Ahora bien, el evangelio que se publica cronológicamente después de Marcos —por este orden posiblemente: Mateo-Lucas-Juan— corrige o complementa expresamente al anterior. Ello supone que los sucesivos evangelistas no consideraban intangibles los datos o perspectivas de sus antecesores. En el siglo I, y sobre todo dentro del judaísmo, el estar en desacuerdo con un antecesor acerca de sus apreciaciones sobre un determinado personaje o hecho, no se manifestaba normalmente en un escrito de refutación expresa. Simplemente se escribía otro escrito, sobre el personaje pertinente o sobre los hechos si era el caso, que manifestara la nueva perspectiva que se consideraba más auténtica. En lo tocante a los evangelios del Nuevo Testamento, el autor (o el conjunto de autores) del más reciente, el de Juan, no considera falsos —salvo en ocasiones— los datos sobre Jesús de sus antecesores, sino carentes de una perspectiva más profunda, espiritual, que expresara la auténtica naturaleza y personalidad de Jesús.
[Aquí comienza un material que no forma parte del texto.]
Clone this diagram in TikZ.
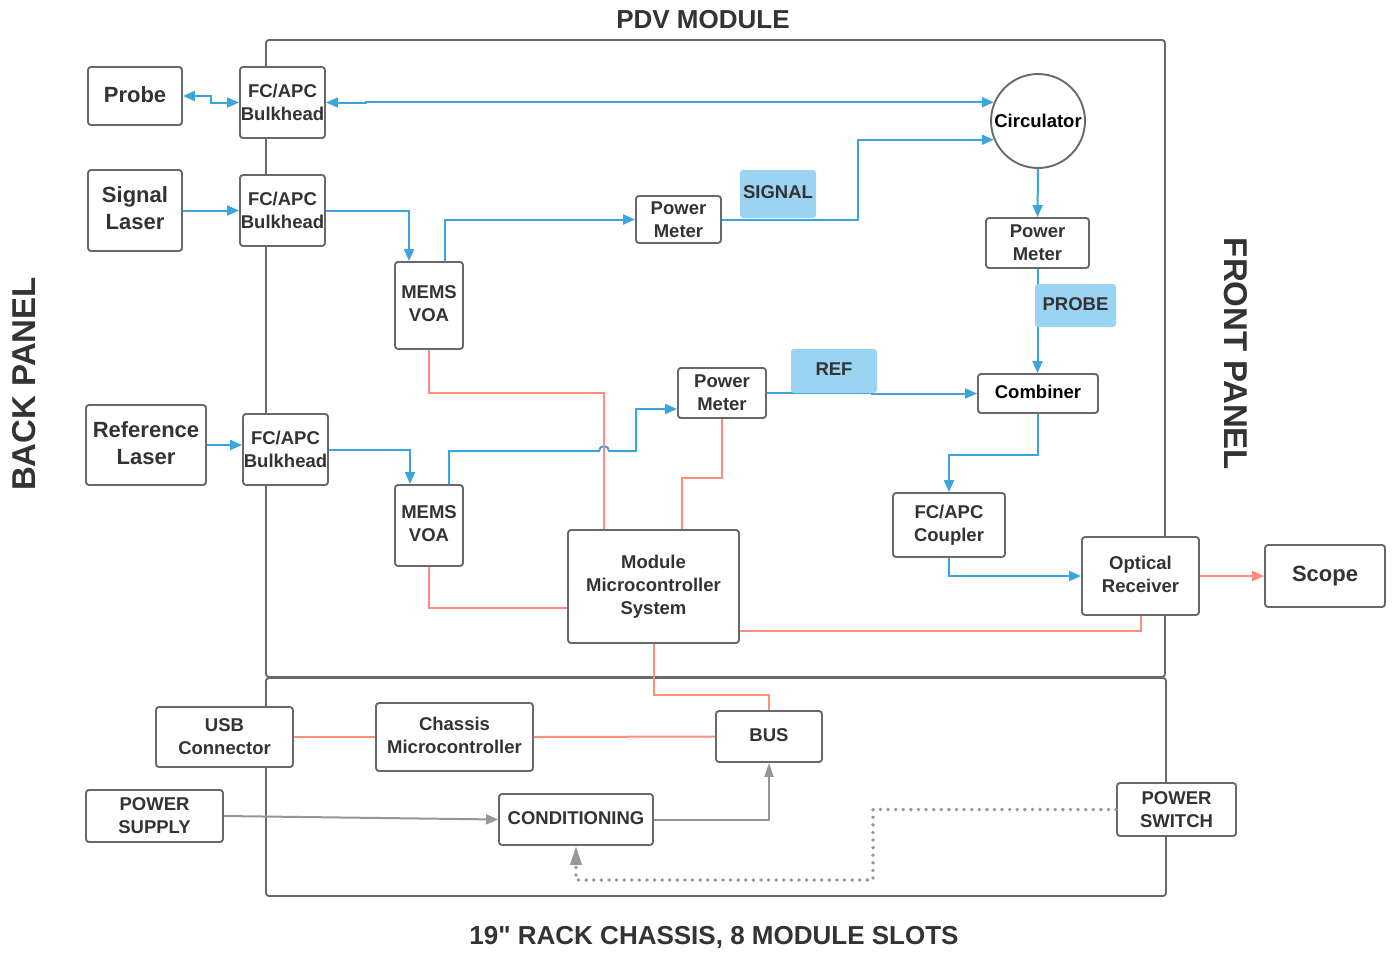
\documentclass[tikz,border=0pt]{standalone}
\usepackage{fontspec}
\setmainfont{Liberation Sans}[Ligatures=TeXOff]
\usetikzlibrary{arrows.meta}
\definecolor{cblue}{RGB}{58,166,221}
\definecolor{cred}{RGB}{255,140,125}
\definecolor{cgray}{RGB}{150,150,150}
\definecolor{boxc}{RGB}{105,105,105}
\definecolor{lblc}{RGB}{155,211,242}
\definecolor{txt}{RGB}{51,51,51}
\begin{document}
\begin{tikzpicture}[x=1pt,y=-1pt,
  tri/.tip={Triangle[length=12pt,width=10pt]},
  box/.style={draw=boxc, line width=1.9pt, rounded corners=3pt, fill=white, align=center,
    inner sep=0pt, text=txt, font=\bfseries\fontsize{18.5}{23}\selectfont},
  bigbox/.style={box, font=\bfseries\fontsize{22}{27}\selectfont},
  lbl/.style={fill=lblc, rounded corners=3pt, inner sep=0pt, text=txt,
    font=\bfseries\fontsize{18.5}{23}\selectfont},
  frame/.style={draw=boxc, line width=1.9pt, rounded corners=3pt},
  title/.style={text=txt, font=\bfseries\fontsize{26}{30}\selectfont},
  side/.style={text=txt, font=\bfseries\fontsize{33}{38}\selectfont},
  bl/.style={draw=cblue, line width=2pt},
  rd/.style={draw=cred, line width=2pt},
  gr/.style={draw=cgray, line width=2pt},
  dotline/.style={draw=cgray, line width=3.8pt, line cap=round, dash pattern=on 0pt off 7.6pt},
]
\useasboundingbox (0,0) rectangle (1392,953);

% frames
\draw[frame] (266,40) rectangle (1165,677);
\draw[frame] (266,678) rectangle (1166,896);

% titles
\node[title] (tpdv) at (703,20) {PDV MODULE};
\node[title] (track) at (714,937) {19" RACK CHASSIS, 8 MODULE SLOTS};
\node[side, rotate=90] (tback) at (24,384) {BACK PANEL};
\node[side, rotate=-90] (tfront) at (1236,354) {FRONT PANEL};

% nodes
\node[bigbox, minimum width=94pt, minimum height=58pt] (probe) at (135,96) {Probe\rule[-3pt]{0pt}{3pt}};
\node[box, minimum width=85pt, minimum height=71pt] (bh1) at (282.5,102.5) {FC/APC\\Bulkhead};
\node[bigbox, minimum width=94pt, minimum height=81pt] (siglaser) at (135,210.5) {Signal\\Laser\rule[-4pt]{0pt}{4pt}};
\node[box, minimum width=85pt, minimum height=71pt] (bh2) at (282.5,210.5) {FC/APC\\Bulkhead};
\node[bigbox, minimum width=120pt, minimum height=80pt] (reflaser) at (146,445) {Reference\\Laser\rule[-4pt]{0pt}{4pt}};
\node[box, minimum width=85pt, minimum height=71pt] (bh3) at (285.5,449.5) {FC/APC\\Bulkhead};
\node[circle, draw=boxc, line width=1.9pt, fill=white, minimum size=94pt, inner sep=0pt,
  text=black, font=\bfseries\fontsize{18.5}{23}\selectfont] (circ) at (1038,121) {Circulator};
\node[box, minimum width=85pt, minimum height=47pt] (pm1) at (678.5,219.5) {Power\\Meter};
\node[box, minimum width=68pt, minimum height=87pt] (voa1) at (429,305.5) {MEMS\\VOA\rule[-4pt]{0pt}{4pt}};
\node[box, minimum width=103pt, minimum height=50pt] (pm2) at (1037.5,243) {Power\\Meter};
\node[box, minimum width=88pt, minimum height=50pt] (pm3) at (722,393) {Power\\Meter};
\node[box, minimum width=120pt, minimum height=39pt, text=black] (comb) at (1038,393.5) {Combiner\rule[-3pt]{0pt}{3pt}};
\node[box, minimum width=68pt, minimum height=81pt] (voa2) at (429,525.5) {MEMS\\VOA\rule[-4pt]{0pt}{4pt}};
\node[box, minimum width=171pt, minimum height=113pt] (mcu) at (653.5,586.5) {Module\\Microcontroller\\System};
\node[box, minimum width=112pt, minimum height=64pt] (coup) at (949,525) {FC/APC\\Coupler};
\node[box, minimum width=117pt, minimum height=78pt] (orx) at (1140.5,576) {Optical\\Receiver\rule[-4pt]{0pt}{4pt}};
\node[bigbox, minimum width=120pt, minimum height=62pt] (scope) at (1325,576) {Scope};
\node[box, minimum width=137pt, minimum height=60pt] (usb) at (224.5,737) {USB\\Connector};
\node[box, minimum width=157pt, minimum height=68pt] (chas) at (454.5,737) {Chassis\\Microcontroller\rule[-3pt]{0pt}{3pt}};
\node[box, minimum width=106pt, minimum height=51pt] (bus) at (769,736.5) {BUS\rule[-3pt]{0pt}{3pt}};
\node[box, minimum width=137pt, minimum height=52pt] (psup) at (154.5,816) {POWER\\SUPPLY};
\node[box, minimum width=154pt, minimum height=51pt] (cond) at (576,819.5) {CONDITIONING\rule[-3pt]{0pt}{3pt}};
\node[box, minimum width=119pt, minimum height=53pt] (psw) at (1176.5,809.5) {POWER\\SWITCH};

% blue optical connectors
\draw[bl, tri-tri] (probe.east) -- ++(28,0) |- (bh1.west);
\draw[bl, tri-tri] (bh1.east) -- ++(40,0) |- (circ.157);
\draw[bl, -tri] (siglaser.east) -- (bh2.west);
\draw[bl, -tri] (bh2.east) -| ([xshift=-20pt]voa1.north);
\draw[bl, -tri] ([xshift=16pt]voa1.north) |- (pm1.west);
\draw[bl, -tri] (pm1.east) -- ++(136,0) |- (circ.203);
\draw[bl, -tri] (circ.south) -- (pm2.north);
\draw[bl, -tri] (pm2.south) -- (pm2.south |- comb.north);
\draw[bl, -tri] (pm3.east) -- ++(105,0) |- (comb.west);
\draw[bl, -tri] (reflaser.east) -- (reflaser.east -| bh3.west);
\draw[bl, -tri] (bh3.east) -| ([xshift=-19pt]voa2.north);
\coordinate (bumpa) at (599,451);
\coordinate (kink) at (636,451);
\draw[bl, -tri] ([xshift=20pt]voa2.north) |- (bumpa) arc[start angle=180, end angle=360, radius=5] -- (kink) |- ([yshift=-16pt]pm3.west);
\draw[bl, -tri] (comb.south) -- ++(0,41) -| (coup.north);
\draw[bl, -tri] (coup.south) |- (orx.west);

% red electrical connectors
\draw[rd, -tri] (orx.east) -- (scope.west);
\draw[rd] (voa1.south) -- ++(0,43) -| ([xshift=-49.5pt]mcu.north);
\draw[rd] (pm3.south) -- ++(0,59) -| ([xshift=28.5pt]mcu.north);
\draw[rd] (voa2.south) |- ([yshift=-21.5pt]mcu.west);
\draw[rd] ([yshift=-44.5pt]mcu.east) -| (orx.south);
\draw[rd] (mcu.south) -- ++(0,51) -| (bus.north);
\draw[rd] (usb.east) -- (chas.west);
\draw[rd] (chas.east) -- (bus.west);

% gray power connectors
\draw[gr, -tri] (psup.east) -- (cond.west);
\draw[gr, -{Triangle[length=14pt,width=9pt]}] (cond.east) -| (bus.south);
\coordinate (dd1) at (873,809.5);
\coordinate (dd2) at (873,880);
\draw[dotline, -{Triangle[length=19pt,width=11pt]}] (psw.west) -- (dd1) -- (dd2) -| (cond.south);

% labels
\node[lbl, minimum width=76pt, minimum height=48pt] (lsig) at (778,194) {SIGNAL\rule[-3pt]{0pt}{3pt}};
\node[lbl, minimum width=81pt, minimum height=43pt] (lprobe) at (1075.5,305.5) {PROBE\rule[-3pt]{0pt}{3pt}};
\node[lbl, minimum width=86pt, minimum height=44pt] (lref) at (834,371) {REF\rule[-3pt]{0pt}{3pt}};
\end{tikzpicture}
\end{document}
Posteriormente, a partir sobre todo de Ireneo de Lyon, hacia el 175-180, se consideró que esta acción correctiva de un evangelista sobre el anterior era debida al deseo expreso del Espíritu santo, que pretendió así manifestar la inconcebible riqueza espiritual de Jesús, imposible de expresar en un solo escrito. Por ello, las armonizaciones de los cuatro evangelios que comenzaron en el siglo II, como la de Taciano el Sirio, no entraron en el canon.

Aunque solo sea como punto de muestra, en la cristología de los cuatro evangelios —es decir, la ciencia que trata de Jesús como mesías y la pertenencia de este al ámbito de Dios— se percibirá con toda la claridad posible cómo se va precisando la imagen de Jesús en los cuatro evangelios junto con los Hechos de Apóstoles en cuatro momentos o etapas esenciales: 1. La cristología más elemental está representada en el discurso de Pedro en el primer Pentecostés: Hch 2,32.36: «A este Jesús lo resucitó Dios... Tenga por cierto toda la casa de Israel que Dios ha hecho Señor y Mesías a este Jesús a quien vosotros habéis crucificado». En esta concepción, Jesús durante su vida es un hombre normal, un profeta, y solo después de su muerte y resurrección por Dios se incorpora al ámbito de lo divino por exaltación o apoteosis. 2. Marcos adelanta cronológicamente este momento: Jesús es un ser humano, pero en el bautismo la voz divina lo escoge y declara como «Hijo de Dios». La voz divina, «Tú eres mi hijo amado en quien me complazco», indica que el ser humano Jesús es adoptado por Dios como mesías, y que por eso es elegido como «Hijo» suyo, como el rey en la antigüedad de Israel, o como el profeta. Jesús no pertenece ya al ámbito de lo divino desde su muerte y resurrección, sino antes, desde su bautismo. 3. Los evangelios de Mateo y Lucas efectúan otro adelanto cronológico: Jesús es «Hijo de Dios» desde su concepción milagrosa, según los dos primeros capítulos de sus respectivos evangelios. Y ese «Hijo de Dios» es naturalmente más divino que el de Marcos, puesto que es concebido así y nace ya como tal. 4. Juan adelanta aún más la pertenencia de Jesús al ámbito divino: Jesús es el Lógos eterno que existe desde el principio y ese Lógos es Dios (Jn 1,1). El Jesús del cuarto Evangelio no puede situarse en el Israel del siglo I. Un mesías preexistente, Hijo de Dios consustancial y salvador por medio de una revelación celeste, poco tiene que ver con la tradición judía.